И оставил «мой» дубль в фильме.

Ансамбль очень разных по воспитанию и опыту актеров потому и получился, что фильм был заранее точно продуман и выполнен Эйзенштейном. У него загодя было определено место каждого человека. И он вдувал свою душу в этих очень разных людей, которые могли бы и не «смонтироваться», играй они «свободно». А половинчатости, непринципиальности, компромиссов Эйзенштейн не признавал. Даже в мелочах.

Когда снималась сцена убийства Владимира Андреевича, пропал крест, который был надет на мне. На общих планах, тайно от Сергея Михайловича, решили надеть на меня другой, поменьше — авось не заметит. Опасаясь гнева Эйзенштейна, я решил прикрывать крест левой рукой. Эйзен смотрит в глазок камеры и кричит:

— Принц, как у тебя ручка левая будет?

Я отвожу левую руку и прикрываю крест правой.

— А правая?

Проделываю обратную манипуляцию.

— Ты что, не можешь обе руки сразу отвести?
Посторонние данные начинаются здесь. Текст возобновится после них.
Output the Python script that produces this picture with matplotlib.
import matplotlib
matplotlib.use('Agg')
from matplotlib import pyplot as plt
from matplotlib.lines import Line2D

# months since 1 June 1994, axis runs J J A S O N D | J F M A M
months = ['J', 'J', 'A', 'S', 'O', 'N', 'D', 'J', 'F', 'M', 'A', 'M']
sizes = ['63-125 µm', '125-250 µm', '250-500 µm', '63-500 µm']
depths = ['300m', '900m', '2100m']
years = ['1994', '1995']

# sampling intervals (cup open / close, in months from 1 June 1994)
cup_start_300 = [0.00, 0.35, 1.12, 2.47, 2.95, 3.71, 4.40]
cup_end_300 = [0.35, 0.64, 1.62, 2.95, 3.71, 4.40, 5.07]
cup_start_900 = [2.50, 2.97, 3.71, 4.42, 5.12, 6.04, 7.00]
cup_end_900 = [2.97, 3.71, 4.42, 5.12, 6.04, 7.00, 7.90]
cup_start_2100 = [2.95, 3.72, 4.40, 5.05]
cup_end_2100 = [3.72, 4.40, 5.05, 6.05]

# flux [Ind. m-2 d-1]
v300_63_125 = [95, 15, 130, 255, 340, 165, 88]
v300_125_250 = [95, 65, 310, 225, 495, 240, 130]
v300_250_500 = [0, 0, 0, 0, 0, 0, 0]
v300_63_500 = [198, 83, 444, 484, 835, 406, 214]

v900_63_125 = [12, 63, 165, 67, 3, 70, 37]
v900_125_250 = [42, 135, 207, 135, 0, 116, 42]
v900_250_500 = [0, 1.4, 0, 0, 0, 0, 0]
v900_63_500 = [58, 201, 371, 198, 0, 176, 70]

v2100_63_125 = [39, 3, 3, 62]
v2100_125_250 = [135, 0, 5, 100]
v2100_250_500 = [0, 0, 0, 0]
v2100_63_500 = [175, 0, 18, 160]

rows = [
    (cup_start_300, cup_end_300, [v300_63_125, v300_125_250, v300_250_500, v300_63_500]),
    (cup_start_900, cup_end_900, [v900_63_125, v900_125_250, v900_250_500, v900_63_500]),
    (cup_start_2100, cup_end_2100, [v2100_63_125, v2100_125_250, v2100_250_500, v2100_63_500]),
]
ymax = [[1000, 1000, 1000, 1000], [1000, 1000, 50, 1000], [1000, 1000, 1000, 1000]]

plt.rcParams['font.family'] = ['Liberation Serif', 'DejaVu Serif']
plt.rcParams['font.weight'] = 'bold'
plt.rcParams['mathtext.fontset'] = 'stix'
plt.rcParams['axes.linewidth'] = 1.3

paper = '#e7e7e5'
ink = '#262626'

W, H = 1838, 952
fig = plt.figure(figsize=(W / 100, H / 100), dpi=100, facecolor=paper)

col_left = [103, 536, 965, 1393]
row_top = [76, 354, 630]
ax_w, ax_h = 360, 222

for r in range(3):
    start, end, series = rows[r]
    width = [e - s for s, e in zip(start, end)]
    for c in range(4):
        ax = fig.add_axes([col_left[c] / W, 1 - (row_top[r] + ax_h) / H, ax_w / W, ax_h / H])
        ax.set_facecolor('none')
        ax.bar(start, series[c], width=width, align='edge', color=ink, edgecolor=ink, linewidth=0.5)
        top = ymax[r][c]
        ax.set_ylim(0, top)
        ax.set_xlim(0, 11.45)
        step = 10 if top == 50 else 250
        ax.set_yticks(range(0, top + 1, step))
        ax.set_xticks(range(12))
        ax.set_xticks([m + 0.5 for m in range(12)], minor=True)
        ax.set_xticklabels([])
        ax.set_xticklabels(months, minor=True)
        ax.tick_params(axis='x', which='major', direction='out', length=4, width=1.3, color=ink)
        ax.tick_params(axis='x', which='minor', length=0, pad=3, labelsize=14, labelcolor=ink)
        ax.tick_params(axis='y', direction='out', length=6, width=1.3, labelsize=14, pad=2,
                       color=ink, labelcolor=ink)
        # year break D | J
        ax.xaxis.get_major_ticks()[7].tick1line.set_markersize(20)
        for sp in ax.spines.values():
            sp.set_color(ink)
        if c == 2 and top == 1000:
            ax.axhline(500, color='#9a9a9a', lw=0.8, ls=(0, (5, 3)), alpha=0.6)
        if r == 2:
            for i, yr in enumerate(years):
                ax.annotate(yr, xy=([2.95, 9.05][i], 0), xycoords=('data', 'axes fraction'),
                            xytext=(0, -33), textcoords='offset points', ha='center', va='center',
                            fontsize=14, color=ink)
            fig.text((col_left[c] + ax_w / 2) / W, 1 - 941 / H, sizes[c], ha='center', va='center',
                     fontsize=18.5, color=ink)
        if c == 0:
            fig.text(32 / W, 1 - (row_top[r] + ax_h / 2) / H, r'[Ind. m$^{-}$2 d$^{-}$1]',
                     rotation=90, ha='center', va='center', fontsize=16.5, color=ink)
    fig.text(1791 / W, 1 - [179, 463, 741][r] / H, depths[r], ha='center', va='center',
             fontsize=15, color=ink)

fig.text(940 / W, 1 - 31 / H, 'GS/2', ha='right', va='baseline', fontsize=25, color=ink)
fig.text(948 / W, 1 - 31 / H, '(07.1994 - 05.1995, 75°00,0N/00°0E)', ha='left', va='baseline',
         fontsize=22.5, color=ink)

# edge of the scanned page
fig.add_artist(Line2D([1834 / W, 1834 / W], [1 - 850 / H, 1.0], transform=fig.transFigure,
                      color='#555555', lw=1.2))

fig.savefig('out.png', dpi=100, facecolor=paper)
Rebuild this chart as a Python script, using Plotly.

Конечно, он заметил. Крест так и не нашли, и Эйзенштейн отменил съемку. Он сказал мне:

— Нельзя снимать. Если раз пойдешь на компромисс, потом не выберешься. Это только кажется, что ты на дальнем плане — в кино все на крупном. И никогда не говори «Снимем как-нибудь»…

И улыбается.

Он часто улыбался, шутил — был жизнерадостен в творчестве, потому что многое в природе было для него ясно, ясно в своих противоречиях. Он улыбался понятности и ясности мира. По-видимому, это свойство всех истинных гениев. Поэтому, я думаю, был жизнерадостен Эйзенштейн. Работа с ним оказалась для меня не только школой актерского мастерства. Она навсегда осталась во мне творческой радостью.

Серафима Бирман
Неотправленное письмо

В один из последних дней апреля шестьдесят шестого года из Центрального Государственного архива литературы и искусства мне вручили копию письма, датированного 17 мая 1944 года. Вот оно:


«Стрекоза!

Не взыщите за жестокость. Вы сами избрали эпистолярный тип обращения — а на бумаге все звучит жестче:

Два слова о К[онстантине] С[ергеевиче] — он божество не из моего капища: не общался с ним, а боготворить по передачам не умею: страдаю болезнью Фомы — люблю вкладывать пальцы в раны.

Однако не спорю и вполне допускаю, что в К[онстантине] С[ергеевиче] все достоинства продукции вдовицы Клико (есть такая марка французского Абрау-Дюрсо).